A few months later, Grebner smiled when he saw that Finley had cast his first primary ballot since 1992. (Finley told the publication
Stateline
that he didn’t typically vote in primaries because identifying with one party would compromise him as a journalist.) The state had updated its voter file, with records of which Michiganders turned out in the primary, and Grebner was busy matching them against names of residents of the 180,000 households in the study, which represented nearly 350,000 people. When he calculated turnout percentages for each group, the results were staggering. The control group had voted at 29.7 percent, those who received the
“civic duty” message at 31.5 percent, the Hawthorne treatment 32.2 percent, and the “self” mailer that showed other members of their household at 34.5 percent. Among those who received the neighbors letter, 37.8 percent voted—which meant it was roughly three times more effective at increasing turnout than any other piece of mail ever tested. It was several times better to deliver a threatening letter to a nonvoter than to have a neighbor sweetly remind her of the importance of voting in the upcoming election. At one point, Gerber calculated that the neighbors mailing had increased turnout at the enviable price of two dollars per marginal vote, and began to estimate that they could have reached the entire electorate for half a million dollars—and, for instance, swung the outcome of a Republican senate primary. “Alan,” Grebner said, “if we had spent five hundred thousand dollars and covered the whole state, you and I would be living with Salman Rushdie.”

They agreed that they had isolated the single strongest tool ever recorded for turning nonvoters into voters, but they already knew that it would be unlikely that anyone—a candidate or an independent group—would ever put its name on such a mailer. “How,” asked Green, “can you take this static electricity and turn it into useful current?”

IN THE SUMMER OF 2006
, Bazerman invited Rogers to join the Consortium of Behavioral Scientists, a secret society formed by University of California, Los Angeles, psychologist Craig Fox to help Democrats apply cutting-edge academic research to liberal politics.
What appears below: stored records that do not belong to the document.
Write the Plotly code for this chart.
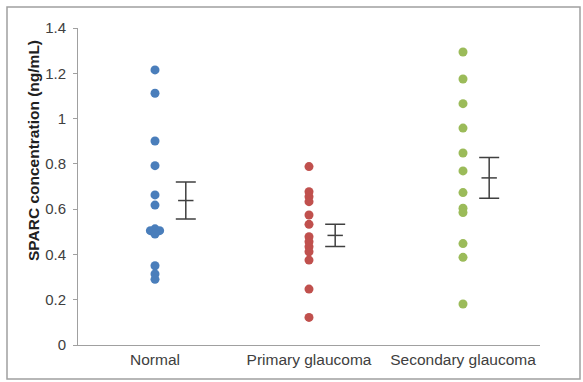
import plotly.graph_objects as go

categories = ["Normal", "Primary glaucoma", "Secondary glaucoma"]
y_ticks = [0, 0.2, 0.4, 0.6, 0.8, 1, 1.2, 1.4]
y_title = "SPARC concentration (ng/mL)"

normal_values = [1.215, 1.112, 0.901, 0.792, 0.663, 0.618, 0.513, 0.505, 0.505, 0.490, 0.350, 0.314, 0.290]
normal_jitter = [0, 0, 0, 0, 0, 0, 0, -0.03, 0.03, 0, 0, 0, 0]
primary_values = [0.788, 0.677, 0.655, 0.633, 0.574, 0.533, 0.478, 0.456, 0.434, 0.412, 0.375, 0.247, 0.122]
secondary_values = [1.294, 1.175, 1.066, 0.958, 0.848, 0.769, 0.673, 0.604, 0.585, 0.448, 0.387, 0.181]

means = [0.638, 0.484, 0.738]
errors = [0.082, 0.049, 0.090]
bar_offsets = [0.2, 0.17, 0.17]

colors = ["#4A7EBB", "#C0504D", "#9BBB59"]

fig = go.Figure()
groups = [normal_values, primary_values, secondary_values]
jitters = [normal_jitter, [0] * len(primary_values), [0] * len(secondary_values)]
for i, (vals, jit) in enumerate(zip(groups, jitters)):
    fig.add_trace(go.Scatter(
        x=[i + j for j in jit], y=vals, mode="markers",
        marker=dict(color=colors[i], size=9, line=dict(width=0)),
        showlegend=False, hoverinfo="y"))

fig.add_trace(go.Scatter(
    x=[i + o for i, o in enumerate(bar_offsets)], y=means, mode="markers",
    marker=dict(symbol="line-ew", size=11, color="#404040",
                line=dict(color="#404040", width=1.5)),
    error_y=dict(type="data", array=errors, symmetric=True, color="#404040",
                 thickness=1.5, width=10),
    showlegend=False))

fig.update_layout(
    width=583, height=382,
    margin=dict(l=78, r=43, t=28, b=37, autoexpand=False),
    paper_bgcolor="white", plot_bgcolor="white",
    font=dict(family="Liberation Sans, Arial, sans-serif", size=15, color="#404040"),
    xaxis=dict(range=[-0.5, 2.5], tickmode="array", tickvals=[0, 1, 2], ticktext=categories,
               showgrid=False, zeroline=False, showline=True, linecolor="#A0A0A0", linewidth=1,
               ticks="", automargin=False, tickfont=dict(size=15.5, color="#404040")),
    yaxis=dict(range=[0, 1.4], tickmode="array", tickvals=y_ticks,
               ticktext=[("%g" % v) for v in y_ticks],
               showgrid=False, zeroline=False, showline=True, linecolor="#A0A0A0", linewidth=1,
               ticks="outside", ticklen=4, tickcolor="#A0A0A0", ticklabelstandoff=4,
               automargin=False,
               tickfont=dict(size=15, color="#404040")),
    annotations=[dict(text="<b>" + y_title + "</b>", xref="paper", yref="paper",
                      x=-45/462, y=194/317, xanchor="center", yanchor="middle",
                      textangle=-90, showarrow=False,
                      font=dict(size=15.5, color="#202020"))],
    shapes=[dict(type="rect", xref="paper", yref="paper",
                 x0=-71/462, x1=1 + 40/462, y0=-34/317, y1=1 + 21/317,
                 line=dict(color="#A0A0A0", width=1.5), fillcolor="rgba(0,0,0,0)", layer="below")],
)

fig.write_html("out.html", config={"displayModeBar": False},
               post_script="document.body.style.margin='0';document.body.style.overflow='hidden';")
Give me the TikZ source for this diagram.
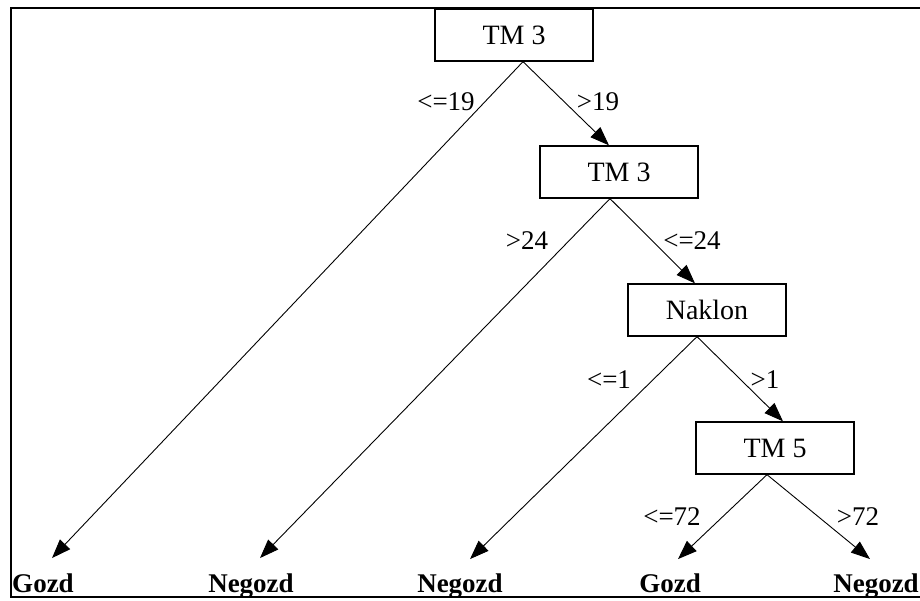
\documentclass[tikz,border=0pt]{standalone}
\usepackage{fontspec}
\setmainfont{Liberation Serif}
\usetikzlibrary{arrows.meta}
\begin{document}
\begin{tikzpicture}[x=1pt,y=-1pt,
  testbox/.style={draw,line width=1.3pt,minimum width=158pt,minimum height=52pt,inner sep=0pt,font=\fontsize{28}{30}\selectfont},
  leaf/.style={inner sep=0pt,anchor=base,font=\fontsize{27}{29}\selectfont\bfseries},
  lbl/.style={inner sep=0pt,font=\fontsize{27}{29}\selectfont},
  edge/.style={line width=0.9pt,-{Triangle[length=19pt,width=14pt]}}]
\useasboundingbox (0,0) rectangle (920,600);
\draw[line width=1.6pt] (11,8) rectangle (921,597);
% decision boxes
\node[testbox] (t1) at (514,35) {TM 3};
\node[testbox] (t2) at (619,172) {TM 3};
\node[testbox] (nk) at (707,310) {Naklon};
\node[testbox] (t5) at (775,448) {TM 5};
% leaves
\node[leaf] (l1) at (43,592) {Gozd};
\node[leaf] (l2) at (251,592) {Negozd};
\node[leaf] (l3) at (460,592) {Negozd};
\node[leaf] (l4) at (670,592) {Gozd};
\node[leaf] (l5) at (876,592) {Negozd};
% connectors
\draw[edge] ([xshift=9pt]t1.south) -- ([xshift=-10pt]t2.north);
\draw[edge] ([xshift=9pt]t1.south) -- ([xshift=9pt,yshift=15pt]l1.north);
\draw[edge] ([xshift=-9pt]t2.south) -- ([xshift=9pt,yshift=15pt]l2.north);
\draw[edge] ([xshift=-9pt]t2.south) -- ([xshift=-12pt]nk.north);
\draw[edge] ([xshift=-10pt]nk.south) -- ([xshift=10pt,yshift=14pt]l3.north);
\draw[edge] ([xshift=-10pt]nk.south) -- ([xshift=8pt]t5.north);
\draw[edge] ([xshift=-8pt]t5.south) -- ([xshift=8pt,yshift=14pt]l4.north);
\draw[edge] ([xshift=-8pt]t5.south) -- ([xshift=-6pt,yshift=14pt]l5.north);
% edge labels
\node[lbl] (e1) at (446,102) {<=19};
\node[lbl] (e2) at (598,102) {>19};
\node[lbl] (e3) at (527,241) {>24};
\node[lbl] (e4) at (692,241) {<=24};
\node[lbl] (e5) at (609,380) {<=1};
\node[lbl] (e6) at (765,380) {>1};
\node[lbl] (e7) at (672,517) {<=72};
\node[lbl] (e8) at (858,517) {>72};
\end{tikzpicture}
\end{document}
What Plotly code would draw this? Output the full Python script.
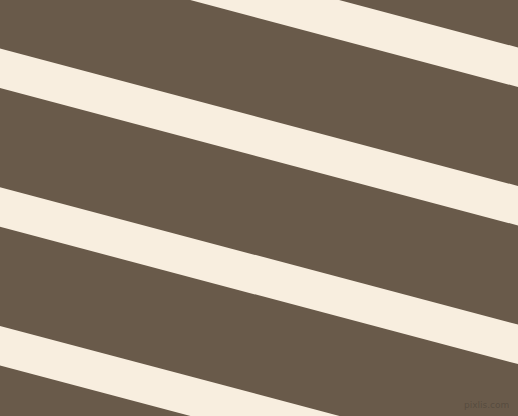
import plotly.graph_objects as go

# stripe edges (pixel rows) where each cream band meets the left and right border
band_top_left = [-90.0, 48.5, 187.3, 326.0]
band_top_right = [47.5, 186.0, 324.6, 463.3]
band_width = [39.5, 39.5, 39.5, 39.5]

BROWN = "#695a4a"
CREAM = "#f8eedf"
W, H = 518, 416


def make_fig():
    traces = []
    for lt, rt, bw in zip(band_top_left, band_top_right, band_width):
        traces.append(go.Scatter(
            x=[0, W, W, 0, 0],
            y=[lt, rt, rt + bw, lt + bw, lt],
            mode="lines", fill="toself", fillcolor=CREAM,
            line=dict(width=0, color=CREAM), hoverinfo="skip",
            showlegend=False))

    layout = go.Layout(
        width=W, height=H,
        margin=dict(l=0, r=0, t=0, b=0),
        paper_bgcolor=BROWN, plot_bgcolor=BROWN,
        xaxis=dict(range=[0, W], visible=False, fixedrange=True),
        yaxis=dict(range=[H, 0], visible=False, fixedrange=True),
        annotations=[dict(text="pixlis.com", x=511, y=405, xref="x", yref="y",
                          xanchor="right", yanchor="middle", showarrow=False,
                          font=dict(family="DejaVu Sans", size=9,
                                    color="rgba(85,74,62,0.9)"))],
    )
    return go.Figure(data=traces, layout=layout)


if __name__ == "__main__":
    fig = make_fig()
    fig.write_html("out.html", config={"displayModeBar": False},
                   post_script="document.body.style.margin='0';")
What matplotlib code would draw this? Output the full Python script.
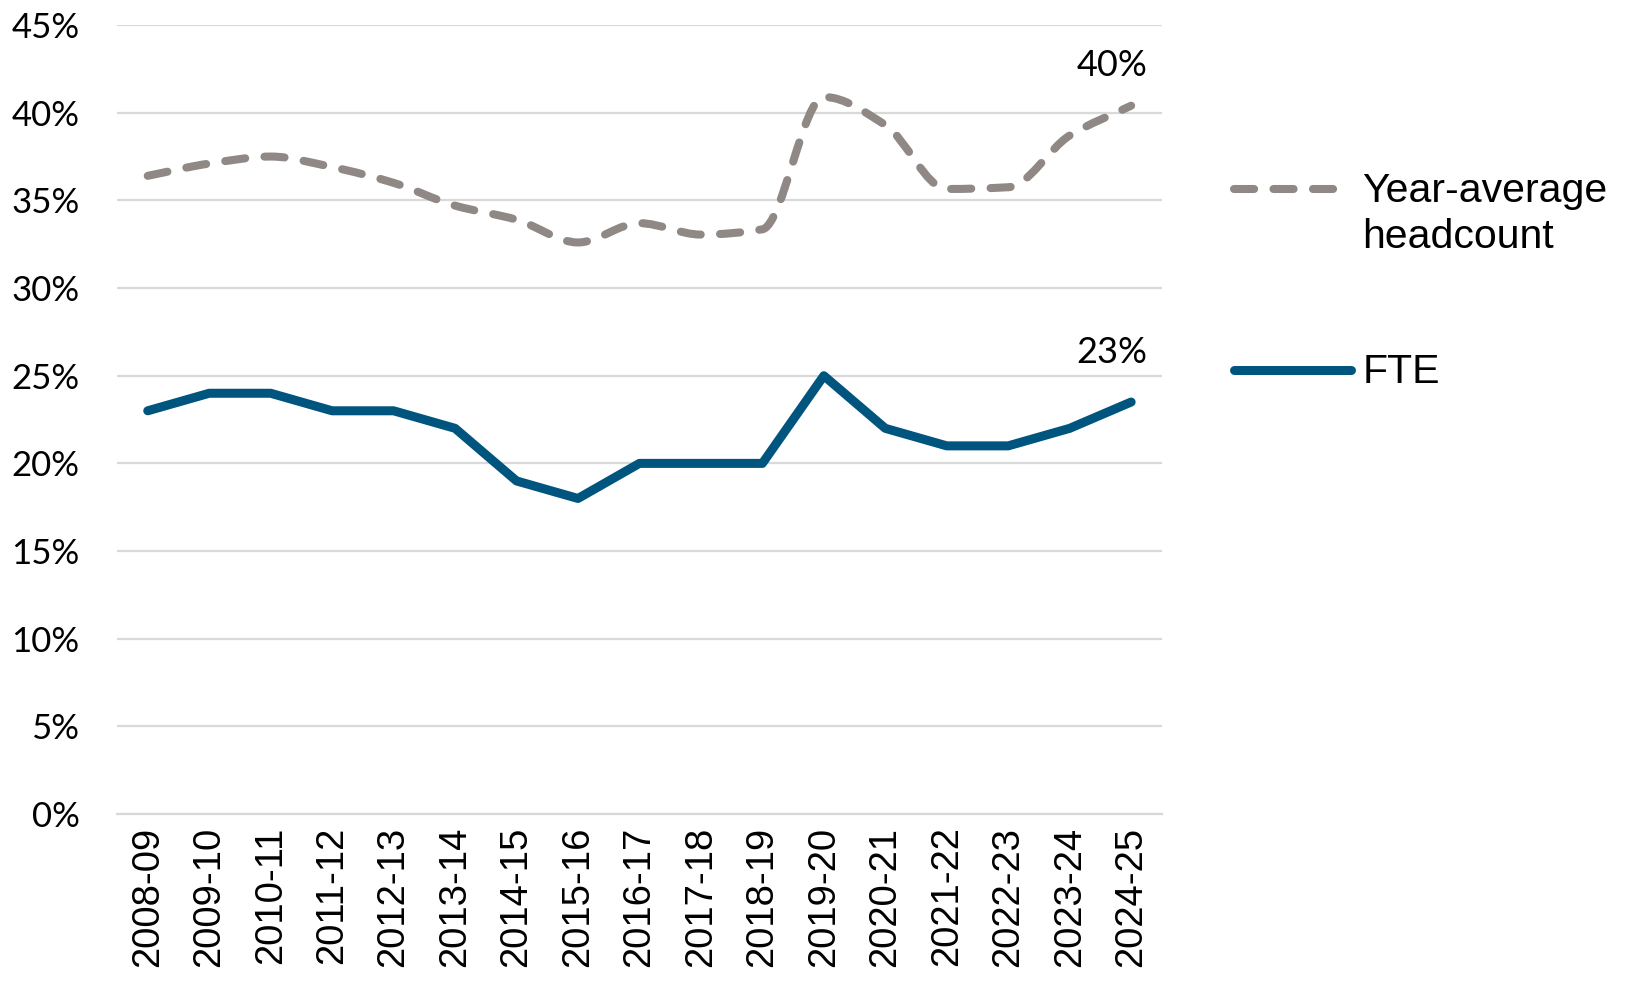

Many of the signature discoveries of behavioral science had clear relevance for policymaking, from automatically enrolling workers in retirement plans (and putting on workers the onus to opt out as opposed to opting in) to showing consumers their neighbors’ energy-use levels as a form of social pressure. Thaler and a University of Chicago colleague, Cass Sunstein, had begun writing of these “nudges”—the government gently pushing people to make better
decisions—comprising the core of an ideology they liked to call “libertarian paternalism.” But even so they avoided partisan activity. “I kind of stayed explicitly away from public-policy debates,” says Thaler. “I did not want behavioral economics to be viewed as a politically motivated field of study. It was hard just getting taken seriously, and there were some people here who always suspected that behavioral economics was just a sheen for government interference.”